The Lipsey’s GLOCK P80 shoots great, just like every other GLOCK pistol you have ever fired. They are all the same. That’s the point. GLOCK handguns are the McDonalds of combat pistols. No matter what mischief you might be up to they never, ever change. This retro P80 will do any real-world thing a Gen 5 might.

The grip-to-frame angle is that raked 22-degree sort that seemed so weird the first time you hefted one of these revolutionary plastic pistols. This geometry mimics the P08 Parabellum Luger rather than the more traditional 18-degree cant of the American 1911. This either suits you or it doesn’t, but it does lower the bore access and better distribute recoil into the shooter’s arm.

The striker-fired trigger runs about 6.5 lbs. and will feel familiar to anybody who has ever fired a GLOCK pistol. With a trivial predictable take-up and a pleasant break, this trigger pull is the same from the first round to the last. There are purists out there who make great hay over the nuances of GLOCK triggers throughout their generational evolution. I’m not that smart. They all feel about the same to me.

The original Gen 1 G17 on the left is essentially identical to the Lipsey’s retro P80 version.
The new guide rod is captive, but that’s about it.

The Lipsey’s P80 comes in a cool “Tupperware”-style box, just like the originals.

Ruminations

I stripped the new Lipsey’s P80 down alongside my vintage Gen 1 G17 and pored over every bit.
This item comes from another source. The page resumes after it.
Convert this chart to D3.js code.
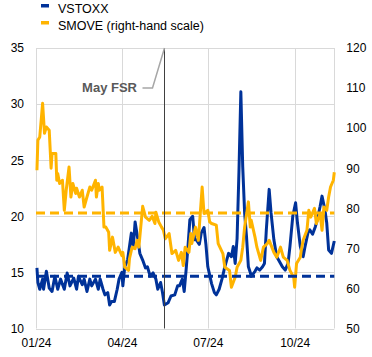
<!DOCTYPE html>
<html><head><meta charset="utf-8">
<script src="https://cdn.jsdelivr.net/npm/d3@7"></script>
<style>
html,body{margin:0;padding:0;background:#fff;}
svg{display:block;font-family:Arial,"Liberation Sans",sans-serif;}
</style></head>
<body>
<svg id="c" width="372" height="357"></svg>
<script>
const seriesNames = ["VSTOXX", "SMOVE (right-hand scale)"];
const xTickLabels = ["01/24", "04/24", "07/24", "10/24"];
const xTickDates = ["2024-01-01", "2024-04-01", "2024-07-01", "2024-10-01"];
const leftTicks = [10, 15, 20, 25, 30, 35];
const rightTicks = [50, 60, 70, 80, 90, 100, 110, 120];
const annotationLabel = "May FSR";
const annotationDate = "2024-05-16";
const vstoxxAverage = 14.65;
const smoveAverage = 78.8;

const vstoxxDates = ["2024-01-02","2024-01-03","2024-01-05","2024-01-08","2024-01-09","2024-01-12","2024-01-15","2024-01-18","2024-01-21","2024-01-24","2024-01-27","2024-01-31","2024-02-03","2024-02-06","2024-02-10","2024-02-13","2024-02-15","2024-02-19","2024-02-21","2024-02-24","2024-02-27","2024-02-29","2024-03-04","2024-03-07","2024-03-09","2024-03-12","2024-03-14","2024-03-17","2024-03-19","2024-03-21","2024-03-24","2024-03-27","2024-03-29","2024-04-01","2024-04-02","2024-04-04","2024-04-07","2024-04-09","2024-04-11","2024-04-13","2024-04-15","2024-04-18","2024-04-20","2024-04-23","2024-04-26","2024-04-28","2024-05-01","2024-05-04","2024-05-07","2024-05-09","2024-05-12","2024-05-14","2024-05-16","2024-05-20","2024-05-23","2024-05-27","2024-05-30","2024-06-01","2024-06-04","2024-06-06","2024-06-08","2024-06-10","2024-06-12","2024-06-15","2024-06-17","2024-06-19","2024-06-22","2024-06-24","2024-06-27","2024-06-29","2024-07-01","2024-07-05","2024-07-08","2024-07-10","2024-07-13","2024-07-16","2024-07-19","2024-07-21","2024-07-23","2024-07-26","2024-07-28","2024-07-30","2024-08-01","2024-08-03","2024-08-05","2024-08-07","2024-08-09","2024-08-11","2024-08-13","2024-08-15","2024-08-16","2024-08-20","2024-08-22","2024-08-25","2024-08-28","2024-08-30","2024-09-01","2024-09-04","2024-09-06","2024-09-09","2024-09-12","2024-09-14","2024-09-18","2024-09-21","2024-09-24","2024-09-26","2024-09-29","2024-10-02","2024-10-04","2024-10-07","2024-10-10","2024-10-12","2024-10-15","2024-10-17","2024-10-20","2024-10-23","2024-10-25","2024-10-28","2024-10-30","2024-11-02","2024-11-04","2024-11-06","2024-11-09","2024-11-12"];
const vstoxxValues = [15.4,14.1,13.5,14.4,13.5,15.1,13.6,13.3,14.65,13.5,14.4,13.5,14.95,13.8,14.5,13.5,14.65,13.9,14.4,13.3,14.4,13.8,14.4,13.5,14.4,13.5,13.0,13.2,12.1,12.4,12.4,13.5,14.4,15.0,13.8,15.5,16.1,17.3,18.5,17.2,19.5,17.9,16.7,16.1,15.4,15.5,14.65,14.95,14.4,13.5,14.1,13.2,12.1,12.3,12.9,13.0,13.8,13.8,14.4,13.3,15.2,17.3,19.7,20.0,17.9,17.9,17.5,18.5,19.0,17.5,15.5,14.0,13.2,13.0,13.5,14.4,15.5,16.1,16.7,16.4,17.3,15.8,18.0,24.0,31.1,24.4,20.3,18.2,15.5,15.0,14.65,15.1,15.4,15.2,15.5,15.8,18.8,22.4,20.3,17.9,16.4,16.1,15.5,15.2,15.8,17.3,20.0,21.2,19.4,17.3,16.4,17.3,18.5,18.8,18.4,19.1,19.7,20.9,21.8,20.6,19.4,17.0,16.7,17.8];

const smoveDates = ["2024-01-02","2024-01-03","2024-01-05","2024-01-08","2024-01-10","2024-01-12","2024-01-15","2024-01-17","2024-01-18","2024-01-22","2024-01-23","2024-01-24","2024-01-26","2024-01-29","2024-01-31","2024-02-02","2024-02-05","2024-02-07","2024-02-09","2024-02-12","2024-02-13","2024-02-16","2024-02-19","2024-02-21","2024-02-23","2024-02-27","2024-02-29","2024-03-04","2024-03-05","2024-03-07","2024-03-08","2024-03-11","2024-03-13","2024-03-15","2024-03-18","2024-03-19","2024-03-22","2024-03-25","2024-03-28","2024-04-01","2024-04-02","2024-04-04","2024-04-08","2024-04-09","2024-04-11","2024-04-12","2024-04-15","2024-04-17","2024-04-19","2024-04-23","2024-04-25","2024-04-26","2024-04-30","2024-05-03","2024-05-06","2024-05-07","2024-05-10","2024-05-13","2024-05-15","2024-05-17","2024-05-21","2024-05-24","2024-05-28","2024-05-31","2024-06-03","2024-06-05","2024-06-07","2024-06-11","2024-06-13","2024-06-14","2024-06-18","2024-06-21","2024-06-25","2024-06-27","2024-07-01","2024-07-03","2024-07-05","2024-07-10","2024-07-12","2024-07-17","2024-07-19","2024-07-24","2024-07-26","2024-07-30","2024-08-01","2024-08-05","2024-08-07","2024-08-09","2024-08-13","2024-08-15","2024-08-16","2024-08-20","2024-08-22","2024-08-26","2024-08-29","2024-09-02","2024-09-04","2024-09-09","2024-09-12","2024-09-16","2024-09-19","2024-09-23","2024-09-26","2024-09-30","2024-10-01","2024-10-03","2024-10-07","2024-10-08","2024-10-10","2024-10-14","2024-10-16","2024-10-18","2024-10-22","2024-10-24","2024-10-28","2024-10-30","2024-11-01","2024-11-04","2024-11-06","2024-11-08","2024-11-11","2024-11-12"];
const smoveValues = [89.5,97,97.8,106.2,98.7,100.3,99.5,90,93.7,93.7,87,88.7,86.2,87,79.5,84.5,90.3,82.8,86.2,83.7,85,82.8,84.5,80.3,82,85.3,84.5,87,82.8,86.2,84.5,85.3,75.3,75.3,74,69.5,72.8,69,70.3,68.2,69,65.3,64.5,67.4,69.5,70.3,69.9,72,70.3,80.5,78.7,77.8,77,78,76.2,79,76.6,75.3,74.5,72.4,73.7,68.7,69.5,67,69,65.7,70.3,69,73.7,71.2,75.3,72,85.3,78.7,79.5,76.6,76.2,75.8,71.2,68.7,65.3,64.5,60.3,62.8,65.3,67,70.3,75.3,81.6,75.3,77,72.8,70.3,67,70.3,71.2,72,69,67.8,70.3,67.8,67,64.5,62.8,60.3,66.2,67.8,69.5,72,74.5,79.5,77.8,80,76.2,78.7,74.5,80.3,79.5,82.8,85.3,87,89];

const BLUE = "#003299", YELLOW = "#FFB400", GRID = "#d9d9d9";
const parse = d3.utcParse("%Y-%m-%d");
const L = 36, R = 334.3, T = 48, B = 328.5;

const x = d3.scaleUtc().domain([parse("2024-01-01"), parse("2024-11-12")]).range([L, R]);
const yL = d3.scaleLinear().domain([10, 35]).range([B, T]);
const yR = d3.scaleLinear().domain([50, 120]).range([B, T]);

const svg = d3.select("#c");
svg.append("rect").attr("width", 372).attr("height", 357).attr("fill", "#fff");

// gridlines (horizontal from left axis)
svg.append("g").selectAll("line").data(leftTicks).join("line")
  .attr("x1", L).attr("x2", R)
  .attr("y1", d => Math.round(yL(d)) + 0.5).attr("y2", d => Math.round(yL(d)) + 0.5)
  .attr("stroke", GRID).attr("stroke-width", 1);
// vertical gridlines
const vx = xTickDates.map(parse).map(d => x(d)).concat([R]);
svg.append("g").selectAll("line").data(vx).join("line")
  .attr("x1", d => Math.round(d) + 0.5).attr("x2", d => Math.round(d) + 0.5)
  .attr("y1", T).attr("y2", B)
  .attr("stroke", GRID).attr("stroke-width", 1);

// axes
const axL = svg.append("g").attr("transform", `translate(${L},0)`)
  .call(d3.axisLeft(yL).tickValues(leftTicks).tickSize(0).tickPadding(12));
const axR = svg.append("g").attr("transform", `translate(${R},0)`)
  .call(d3.axisRight(yR).tickValues(rightTicks).tickSize(0).tickPadding(12));
const axB = svg.append("g").attr("transform", `translate(0,${B})`)
  .call(d3.axisBottom(x).tickValues(xTickDates.map(parse)).tickFormat((d, i) => xTickLabels[i]).tickSize(0).tickPadding(10));
[axL, axR, axB].forEach(a => {
  a.select(".domain").remove();
  a.selectAll("text").attr("font-size", 12).attr("fill", "#000").attr("font-family", "Arial, 'Liberation Sans', sans-serif");
});
axB.selectAll("text").attr("dy", "0.71em");

// series lines
const vData = vstoxxDates.map((d, i) => ({ d: parse(d), v: vstoxxValues[i] }));
const sData = smoveDates.map((d, i) => ({ d: parse(d), v: smoveValues[i] }));

svg.append("path").datum(vData)
  .attr("d", d3.line().x(p => x(p.d)).y(p => yL(p.v)))
  .attr("fill", "none").attr("stroke", BLUE).attr("stroke-width", 3).attr("stroke-linejoin", "round");
svg.append("path").datum(sData)
  .attr("d", d3.line().x(p => x(p.d)).y(p => yR(p.v)))
  .attr("fill", "none").attr("stroke", YELLOW).attr("stroke-width", 3).attr("stroke-linejoin", "round");

// averages
svg.append("line").attr("x1", L).attr("x2", R)
  .attr("y1", yR(smoveAverage)).attr("y2", yR(smoveAverage))
  .attr("stroke", YELLOW).attr("stroke-width", 3).attr("stroke-dasharray", "9,5");
svg.append("line").attr("x1", L).attr("x2", R)
  .attr("y1", yL(vstoxxAverage)).attr("y2", yL(vstoxxAverage))
  .attr("stroke", BLUE).attr("stroke-width", 3).attr("stroke-dasharray", "9,5");

// May FSR marker
const ax = Math.round(x(parse(annotationDate))) + 0.5;
svg.append("line").attr("x1", ax).attr("x2", ax).attr("y1", T).attr("y2", B)
  .attr("stroke", "#404040").attr("stroke-width", 1);
svg.append("polyline")
  .attr("points", `${ax - 22},88 ${ax - 12},88 ${ax},${T}`)
  .attr("fill", "none").attr("stroke", "#a6a6a6").attr("stroke-width", 1.5);
svg.append("text").attr("x", ax - 27.5).attr("y", 92)
  .attr("text-anchor", "end").attr("font-size", 13).attr("font-weight", "bold")
  .attr("fill", "#595959").text(annotationLabel);

// legend
const lg = svg.append("g");
[BLUE, YELLOW].forEach((c, i) => {
  lg.append("rect").attr("x", 41).attr("y", 4 + i * 17).attr("width", 8).attr("height", 3.5).attr("fill", c);
  lg.append("text").attr("x", 58).attr("y", 13.3 + i * 17).attr("font-size", 12.5).attr("fill", "#000").text(seriesNames[i]);
});
</script>
</body></html>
My old GLOCK has a small hole at the bottom rear of the grip that the new P80 doesn’t, but they look otherwise identical. All the parts I interchanged did so seamlessly.

Pawing over this spot-on rendition of the first P80 GLOCK 17 that started it all was indeed fascinating. This P80 would render superb service as a defensive handgun even today, some 38 years after its introduction. Sometimes something is just so awesome the passage of time enhances it. The new Lipsey’s GLOCK P80 is just such a remarkable thing.